Researchers at Imperial College London squeezed light into a channel only 25 nm wide using an integrated plasmonic gap waveguide that confined light within a nonlinear organic polymer. The gap waveguide intensified light by nanofocusing it to a mode cross-section of a few tens of nanometers, thus generating a nonlinear response so strong that efficient four-wave mixing (FWM) accumulated over wavelength-scale distances.

They used a polymer material with a high nonlinear coefficient that they embedded within the plasmonic cavity and used a metal channel to focus the light inside the polymer. The plasmonic cavity focused the light down to the nanoscale, providing an intense electromagnetic field that induced the nonlinear process of FWM in the polymer.

While light can carry a higher density of information and is faster and more efficient than conventional electronics, it is traditionally not very good at processing information. By performing efficien FWM over micrometer-scale interaction lengths at telecommunications wavelengths on silicon, the researchers found that photons interacted more strongly over a short distance, changing the property of the light.

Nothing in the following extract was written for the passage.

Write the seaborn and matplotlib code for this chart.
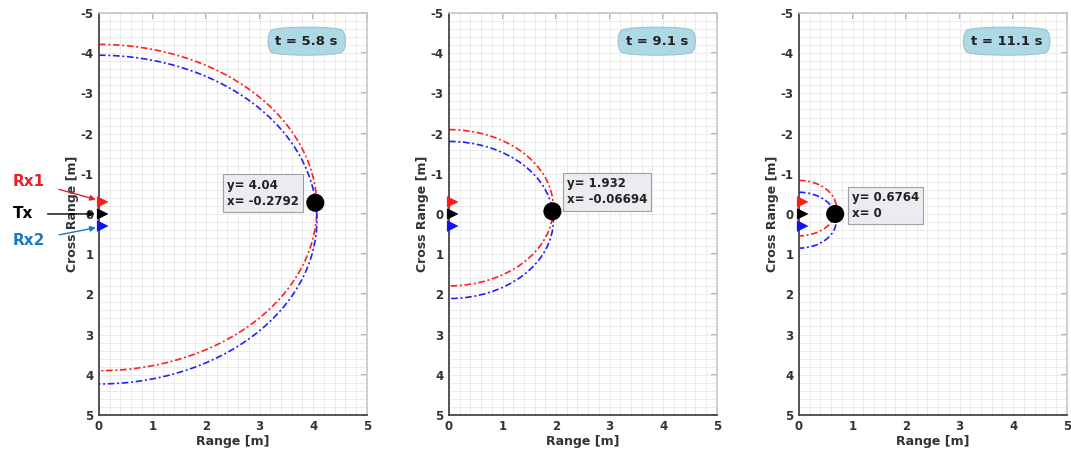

This is a fabricated structure of W=25 nm and L=2µm with grating couplers and 30° tapers. The images were taken by scanning electron microscopy. Courtesy of Nielsen et al., 2017/Imperial College London.

“Because light does not easily interact with itself, information sent using light must be converted into an electronic signal, and then back into light, said researcher Michael Nielsen. "Our technology allows processing to be achieved purely with light.”

Along with paving the way toward optical computing, the research could resolve a longstanding problem in nonlinear optics. Since interacting light beams with different colors pass through a nonlinear optical material at different speeds, they can become ‘out of step’ and the desired effect can be lost.

With the Imperial team’s technique, the light travels such a short distance that it does not have time to become out of step. This could allow nonlinear optical devices to be more versatile, opening it to a regime of relaxed phase matching, with the possibility of compact, broadband and efficient frequency mixing integrated with silicon photonics.

“This research has ticked one of the boxes needed for optical computing,” said Neilsen.

The research was published in Science (doi: 10.1126/science.aao1467).